Where SaaS ERP pricing often becomes misleading
- Discounted year-one subscriptions that reset upward at renewal or after phased module activation.
- Low entry pricing that excludes sandbox environments, advanced analytics, AI assistants, or premium support.
- Implementation estimates based on clean data assumptions and limited process redesign.
- Integration pricing that omits middleware, third-party connectors, EDI, tax engines, or data orchestration.
- Global rollout models that underestimate localization, statutory reporting, and change management effort.
This is why procurement teams should compare effective annualized cost, not promotional pricing. They should also model scenario-based expansion: additional entities, acquisitions, automation use cases, and reporting growth. A platform that looks economical at 150 finance users may behave very differently at 1,200 cross-functional users with broader workflow participation.

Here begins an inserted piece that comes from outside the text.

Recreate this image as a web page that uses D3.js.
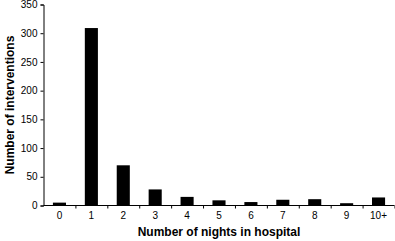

Cloud operating model tradeoffs CFOs should evaluate
Cloud ERP comparison should include operating model implications, not just software economics. Multi-tenant SaaS generally improves upgrade cadence, security patching, and infrastructure simplification. However, it also requires stronger release governance, regression testing discipline, and business readiness for standardized change. CFOs should assess whether the organization has the process maturity to absorb this model without creating operational disruption.
A scalable cloud platform should support controlled growth across business units, geographies, and acquisitions without forcing repeated reimplementation. That means evaluating chart of accounts design, entity management, workflow governance, role-based security, auditability, and master data stewardship. Pricing efficiency deteriorates quickly when the enterprise must compensate for weak governance with manual controls and shadow reporting.
Comparing SaaS ERP pricing by enterprise fit
| Enterprise profile | Best pricing priority | Key tradeoff | Recommended evaluation focus |
|---|---|---|---|
| High-growth mid-market | Fast time to value and predictable subscription | Less room for deep customization | Standardization, reporting, and expansion economics |
| Multi-entity finance-led enterprise | Consolidation efficiency and governance | Potential premium for advanced controls | Close process, auditability, and entity scalability |
| Distribution and supply chain intensive | Operational throughput and integration efficiency | Higher ecosystem and transaction costs | Warehouse, procurement, EDI, and inventory visibility |
| Complex manufacturing enterprise | Functional fit and resilience over lowest price | Longer implementation and testing cycles | Interoperability, planning, quality, and plant integration |
| Acquisition-driven organization | Rapid onboarding of new entities | Need for flexible governance model | Template deployment, data migration, and licensing scalability |
Implementation governance is a pricing issue, not just a delivery issue
Implementation complexity comparison is essential because poor governance directly increases cost. Weak scope control, unclear process ownership, and fragmented data decisions create rework that inflates services spend and delays value realization. CFOs should require a deployment governance model with executive sponsorship, design authority, milestone-based funding, and measurable business outcomes tied to each phase.
A disciplined governance structure also improves pricing leverage. Vendors and implementation partners respond differently when the buyer has a clear rollout roadmap, target architecture, integration inventory, and business case assumptions. Procurement strength comes from evaluation maturity, not just negotiation tactics.
AI ERP, automation, and the next wave of pricing complexity
AI ERP versus traditional ERP analysis is becoming relevant in pricing discussions. Many SaaS platforms now position AI for forecasting, anomaly detection, invoice processing, copilots, and workflow recommendations. CFOs should separate embedded value from monetized add-ons. If AI features require premium licensing, separate data services, or external model consumption charges, the business case should be tested against measurable finance and operations outcomes.
The strategic question is whether AI capabilities reduce labor intensity, improve forecast quality, accelerate close, or strengthen exception management at scale. If not, they may add cost without improving operational resilience. Enterprises should also review data governance, explainability, and control implications before treating AI-enabled ERP as a pricing advantage.
Executive guidance: how CFOs should make the final platform decision
The best SaaS ERP pricing decision balances affordability, scalability, governance, and modernization fit. CFOs should avoid selecting a platform solely because it wins on subscription cost or implementation speed. Instead, they should score options across business model fit, architecture alignment, interoperability, deployment risk, operating model readiness, and five-year TCO.
In most enterprise evaluations, the winning platform is not the cheapest or the most functionally expansive. It is the one that delivers acceptable economic efficiency while supporting future-state operating design. For finance leaders, that means prioritizing pricing transparency, scalable licensing, upgrade-safe extensibility, strong reporting foundations, and realistic implementation governance.
A practical decision framework is simple: choose the SaaS ERP that minimizes avoidable complexity while preserving room for growth. If the platform supports connected enterprise systems, disciplined standardization, and resilient expansion economics, it is more likely to create durable value than a lower-cost option that fragments operations over time.